Стратегически это приведет к существенному повышению значимости транзитных территорий, которую в последние годы активно пытались снизить. Это сформирует новую точку напряженности в отношениях между поставщиками и потребителями углеводородов, но с преимуществом в манипулятивных инструментах у транзитеров.
Вывод, характеризующий современное положение дел в глобальной энергетике, может быть сформулирован следующим образом: cистемообразующей точкой конкуренции на энергетическом рынке на среднесрочную перспективу будут не ресурсы, относительный избыток которых вполне осознается и потребителями, и поставщиками, и даже не относительные доли присутствия на важнейших рынках, в силу особенностей рынков — динамично меняющиеся, а инфраструктура поставок.

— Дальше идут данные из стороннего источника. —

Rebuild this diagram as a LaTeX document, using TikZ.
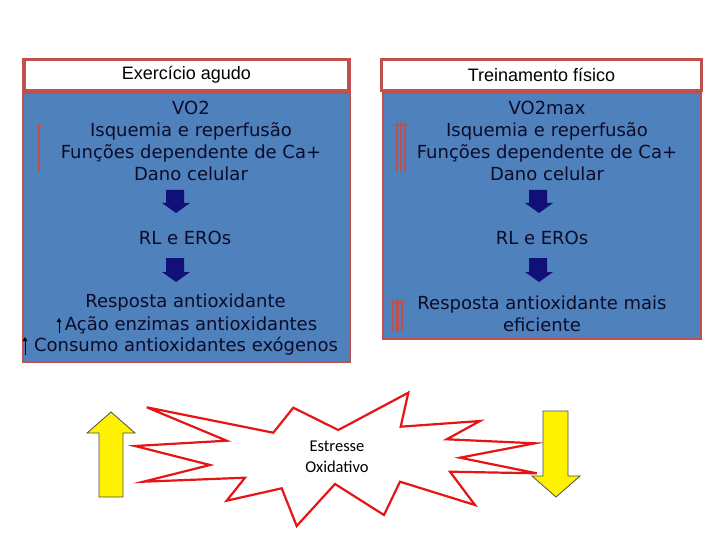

На практике главным вопросом будет конкуренция за доминирование в перспективных моделях монетизации и реинвестирования доходов от торговли энергоресурсами, то есть системами расчетов/взаиморасчетов.
Лобовой наскок на долларовую систему расчетов в углеводородах не удался, хотя и показал, с одной стороны, ее уязвимости, а с другой, наличие запроса на альтернативу. Это оказалось связано не столько с недостаточностью ресурсов, сколько с политическими и военно-силовыми уязвимостями инициаторов создания подобных систем: и аравийских монархий, и Китая, и России, пытавшейся также запустить систему рублевой торговли классическими углеводородами. Вопрос стоит теперь в том, чтобы подойти к вопросу дедолларизации торговли энергетическими ресурсами с учетом новых технологических возможностей и актуальных геоэкономических реалий.

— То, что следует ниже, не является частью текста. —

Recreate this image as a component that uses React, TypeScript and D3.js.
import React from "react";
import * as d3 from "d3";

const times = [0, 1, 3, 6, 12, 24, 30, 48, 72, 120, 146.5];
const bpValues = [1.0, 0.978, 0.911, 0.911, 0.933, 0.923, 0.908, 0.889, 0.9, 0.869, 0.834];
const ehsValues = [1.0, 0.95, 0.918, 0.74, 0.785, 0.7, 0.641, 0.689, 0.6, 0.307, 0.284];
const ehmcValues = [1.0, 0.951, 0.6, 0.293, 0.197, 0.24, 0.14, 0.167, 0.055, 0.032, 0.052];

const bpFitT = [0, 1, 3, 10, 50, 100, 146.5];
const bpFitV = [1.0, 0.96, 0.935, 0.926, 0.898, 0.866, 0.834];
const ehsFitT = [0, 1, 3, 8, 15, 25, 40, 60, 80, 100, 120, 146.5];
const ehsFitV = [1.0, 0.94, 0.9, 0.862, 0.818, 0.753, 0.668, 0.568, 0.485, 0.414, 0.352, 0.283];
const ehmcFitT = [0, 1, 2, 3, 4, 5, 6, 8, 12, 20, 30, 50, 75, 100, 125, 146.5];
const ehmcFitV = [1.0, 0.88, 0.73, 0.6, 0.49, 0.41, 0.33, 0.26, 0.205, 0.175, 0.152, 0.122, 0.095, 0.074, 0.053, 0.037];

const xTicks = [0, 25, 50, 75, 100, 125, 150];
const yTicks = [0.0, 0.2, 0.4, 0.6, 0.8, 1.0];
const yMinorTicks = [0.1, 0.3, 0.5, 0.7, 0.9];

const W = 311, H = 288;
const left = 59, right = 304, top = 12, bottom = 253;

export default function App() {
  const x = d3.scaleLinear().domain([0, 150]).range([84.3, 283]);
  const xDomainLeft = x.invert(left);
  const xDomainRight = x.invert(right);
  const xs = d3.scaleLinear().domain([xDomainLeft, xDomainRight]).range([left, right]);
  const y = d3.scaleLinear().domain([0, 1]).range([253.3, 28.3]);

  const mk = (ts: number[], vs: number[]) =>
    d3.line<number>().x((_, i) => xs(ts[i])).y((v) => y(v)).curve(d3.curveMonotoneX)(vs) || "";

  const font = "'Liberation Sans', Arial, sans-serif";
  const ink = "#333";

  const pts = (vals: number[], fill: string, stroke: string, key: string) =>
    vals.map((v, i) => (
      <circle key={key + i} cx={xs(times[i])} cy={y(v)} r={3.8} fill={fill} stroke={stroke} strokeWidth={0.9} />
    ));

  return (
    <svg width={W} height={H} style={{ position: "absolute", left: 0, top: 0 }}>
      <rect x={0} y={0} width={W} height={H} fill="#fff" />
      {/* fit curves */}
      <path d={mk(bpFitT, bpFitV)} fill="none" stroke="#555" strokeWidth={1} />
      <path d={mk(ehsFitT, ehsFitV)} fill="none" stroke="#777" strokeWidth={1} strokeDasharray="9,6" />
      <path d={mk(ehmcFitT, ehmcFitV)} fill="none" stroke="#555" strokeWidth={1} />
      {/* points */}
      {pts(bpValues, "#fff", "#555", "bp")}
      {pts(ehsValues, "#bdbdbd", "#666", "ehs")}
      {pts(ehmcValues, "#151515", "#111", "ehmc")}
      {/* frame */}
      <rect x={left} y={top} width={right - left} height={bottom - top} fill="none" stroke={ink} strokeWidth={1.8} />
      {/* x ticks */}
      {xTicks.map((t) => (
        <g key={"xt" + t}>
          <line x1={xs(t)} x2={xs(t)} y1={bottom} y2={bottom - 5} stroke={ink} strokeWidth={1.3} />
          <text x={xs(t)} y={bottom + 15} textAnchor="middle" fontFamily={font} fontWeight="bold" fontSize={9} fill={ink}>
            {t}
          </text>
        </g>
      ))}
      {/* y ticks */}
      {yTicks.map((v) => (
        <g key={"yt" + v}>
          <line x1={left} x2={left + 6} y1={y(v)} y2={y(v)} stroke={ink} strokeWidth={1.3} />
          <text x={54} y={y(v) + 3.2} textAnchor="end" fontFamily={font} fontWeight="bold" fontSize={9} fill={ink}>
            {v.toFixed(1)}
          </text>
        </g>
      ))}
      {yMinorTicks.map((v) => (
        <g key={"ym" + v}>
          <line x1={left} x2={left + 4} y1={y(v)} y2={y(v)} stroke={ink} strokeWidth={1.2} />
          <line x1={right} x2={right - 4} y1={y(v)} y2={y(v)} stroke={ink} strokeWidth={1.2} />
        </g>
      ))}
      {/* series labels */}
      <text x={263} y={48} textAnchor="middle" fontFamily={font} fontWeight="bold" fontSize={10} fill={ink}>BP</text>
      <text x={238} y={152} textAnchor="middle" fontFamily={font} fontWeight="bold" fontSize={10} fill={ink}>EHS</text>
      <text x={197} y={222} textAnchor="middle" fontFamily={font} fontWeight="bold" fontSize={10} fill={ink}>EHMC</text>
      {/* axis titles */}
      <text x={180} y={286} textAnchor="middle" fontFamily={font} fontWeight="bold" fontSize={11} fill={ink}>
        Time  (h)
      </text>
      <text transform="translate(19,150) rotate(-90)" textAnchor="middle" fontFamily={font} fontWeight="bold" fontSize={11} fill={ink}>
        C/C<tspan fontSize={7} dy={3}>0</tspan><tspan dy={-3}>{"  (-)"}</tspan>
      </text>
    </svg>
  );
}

Сегодняшний всплеск конкурентности в энергетической сфере напрямую связан с определением места и формата энергетики в постглобальной системе мировой экономики. При этом глобальная энергетика сама по себе выступает в качестве инструмента переформатирования глобальной экономики, создавая новые, в том числе политически и пространственно очерченные рынки. Проблема, однако, состоит в том, что в сегодняшнем формате переформатирование глобальной экономики на основе процессов в глобальной энергетике неизбежно повлечет за собой не просто политизацию отрасли, но привнесение в нее значимого военно-силового компонента. Что мы и наблюдаем на примере развития ситуации в Персидском заливе и в целом на Ближнем и Среднем Востоке.